• _WHAT IS BEING ASKED_: Select from the data all lines with the word "this".

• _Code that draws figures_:
··········

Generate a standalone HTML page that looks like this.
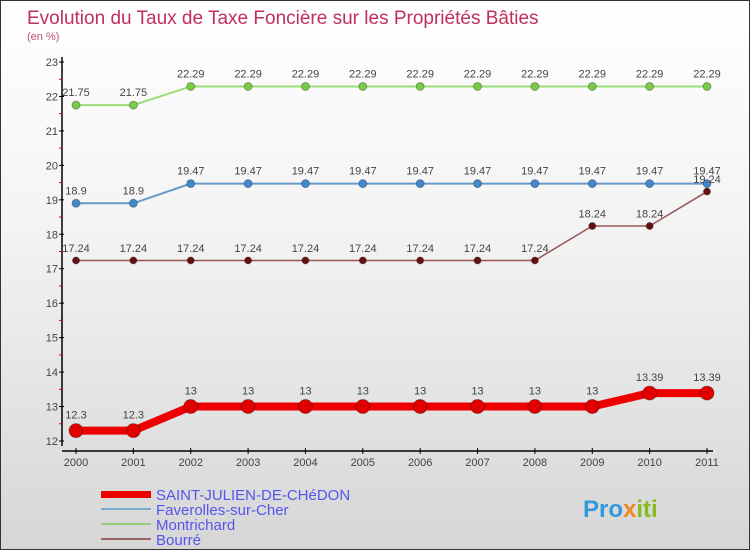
<!DOCTYPE html>
<html><head><meta charset="utf-8"><style>
body{margin:0}
#c{width:750px;height:550px;position:relative;overflow:hidden;box-sizing:border-box;border:1px solid #333;background:linear-gradient(#ffffff,#f4f4f4 40%,#d6d6d6);font-family:"Liberation Sans",sans-serif}
</style></head><body>
<div id="c">
<svg id="s" width="750" height="550" style="position:absolute;left:0;top:0">
<text x="26" y="23" font-size="19" fill="#c0305a">Evolution du Taux de Taxe Foncière sur les Propriétés Bâties</text>
<text x="26" y="39" font-size="11" fill="#c0507a">(en %)</text>
<g id="g"></g>
<g id="legend">
<rect x="100" y="490" width="50" height="7" fill="#e00"/>
<text x="155" y="499" font-size="15" fill="#5555ee">SAINT-JULIEN-DE-CHéDON</text>
<rect x="100" y="507" width="50" height="2" fill="#7aaacc"/>
<text x="155" y="514" font-size="15" fill="#5555ee">Faverolles-sur-Cher</text>
<rect x="100" y="522" width="50" height="2" fill="#99cc77"/>
<text x="155" y="529" font-size="15" fill="#5555ee">Montrichard</text>
<rect x="100" y="537" width="50" height="2" fill="#996666"/>
<text x="155" y="544" font-size="15" fill="#5555ee">Bourré</text>
</g>
<text x="582" y="516" font-size="24" font-weight="bold" fill="#3399dd">Pro<tspan fill="#ee8822">x</tspan><tspan fill="#88bb22">iti</tspan></text>
</svg>
</div>
<script>
const years=[2000,2001,2002,2003,2004,2005,2006,2007,2008,2009,2010,2011];
const yTicks=[12,13,14,15,16,17,18,19,20,21,22,23];
const saint=[12.3,12.3,13,13,13,13,13,13,13,13,13.39,13.39];
const faverolles=[18.9,18.9,19.47,19.47,19.47,19.47,19.47,19.47,19.47,19.47,19.47,19.47];
const montrichard=[21.75,21.75,22.29,22.29,22.29,22.29,22.29,22.29,22.29,22.29,22.29,22.29];
const bourre=[17.24,17.24,17.24,17.24,17.24,17.24,17.24,17.24,17.24,18.24,18.24,19.24];
const NS="http://www.w3.org/2000/svg";
const g=document.getElementById('g');
const X=i=>75+i*(706-75)/11;
const Y=v=>440-(v-12)*(440-61)/11;
function el(t,a,p){const e=document.createElementNS(NS,t);for(const k in a)e.setAttribute(k,a[k]);(p||g).appendChild(e);return e;}
let ax=el('line',{x1:61,y1:56,x2:61,y2:445,stroke:'#000','stroke-width':1.5});


let bx=el('line',{x1:61,y1:450,x2:712,y2:450,stroke:'#000','stroke-width':1.5});


yTicks.forEach(v=>{
 el('line',{x1:58,x2:63,y1:Y(v),y2:Y(v),stroke:'#000'});
 if(v<23)el('line',{x1:58,x2:61,y1:Y(v+0.5),y2:Y(v+0.5),stroke:'#e00'});
 const t=el('text',{x:57,y:Y(v)+4,'font-size':11,fill:'#444','text-anchor':'end'});t.textContent=v;
 
 
});
years.forEach((y,i)=>{
 el('line',{x1:X(i),x2:X(i),y1:447,y2:453,stroke:'#000'});
 const t=el('text',{x:X(i),y:465,'font-size':11,fill:'#444','text-anchor':'middle'});t.textContent=y;
 
 
});
function series(d,name,col,dot,w,r){
 const p=el('polyline',{points:d.map((v,i)=>X(i)+','+Y(v)).join(' '),fill:'none',stroke:col,'stroke-width':w});
 
 
 d.forEach((v,i)=>{
  const c=el('circle',{cx:X(i),cy:Y(v),r:r,fill:dot,stroke:'rgba(0,0,0,0.3)'});
  
  
  const t=el('text',{x:X(i),y:Y(v)-r-5,'font-size':11,fill:'#444','text-anchor':'middle'});t.textContent=v;
  
  
 });
}
series(montrichard,'montrichard','#99dd77','#77cc44',2,4);
series(faverolles,'faverolles','#6699cc','#4488cc',2,4);
series(bourre,'bourre','#995555','#661111',1.5,3.5);
series(saint,'saint-julien','#ee0000','#e00000',8,7);
</script>
</body></html>
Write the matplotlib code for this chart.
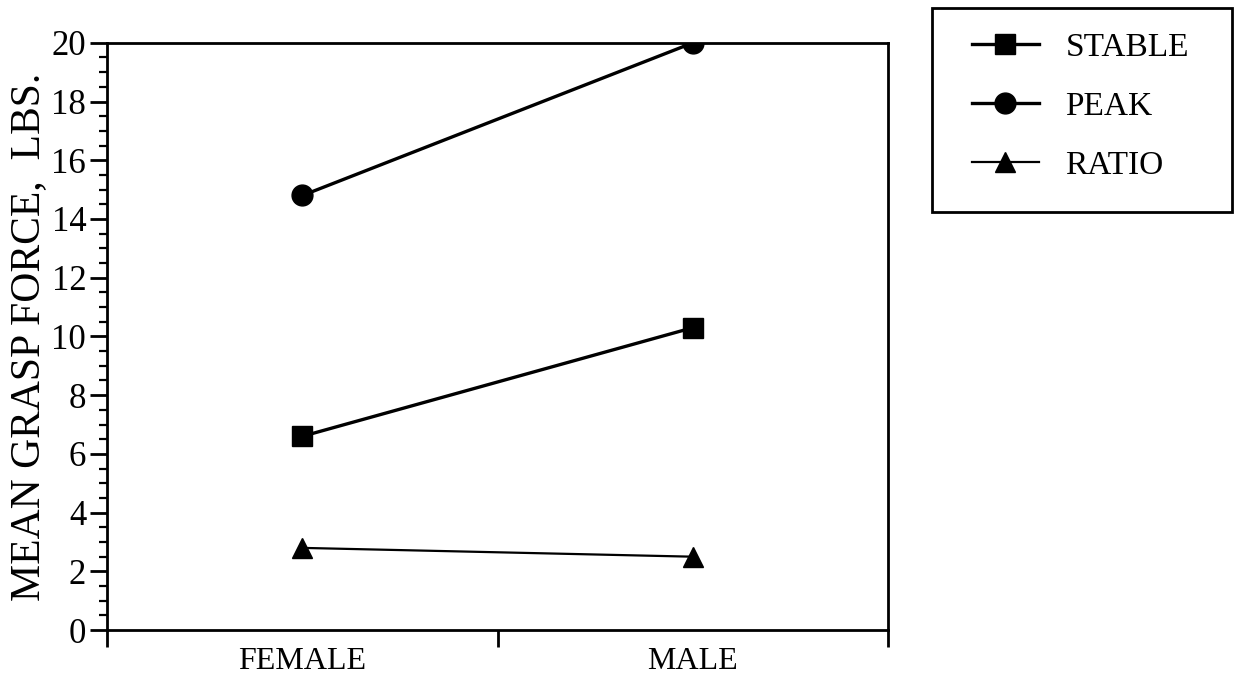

··········

• _FINAL RESULT_:
Generate a standalone HTML page that looks like this.
Write the matplotlib code for this chart.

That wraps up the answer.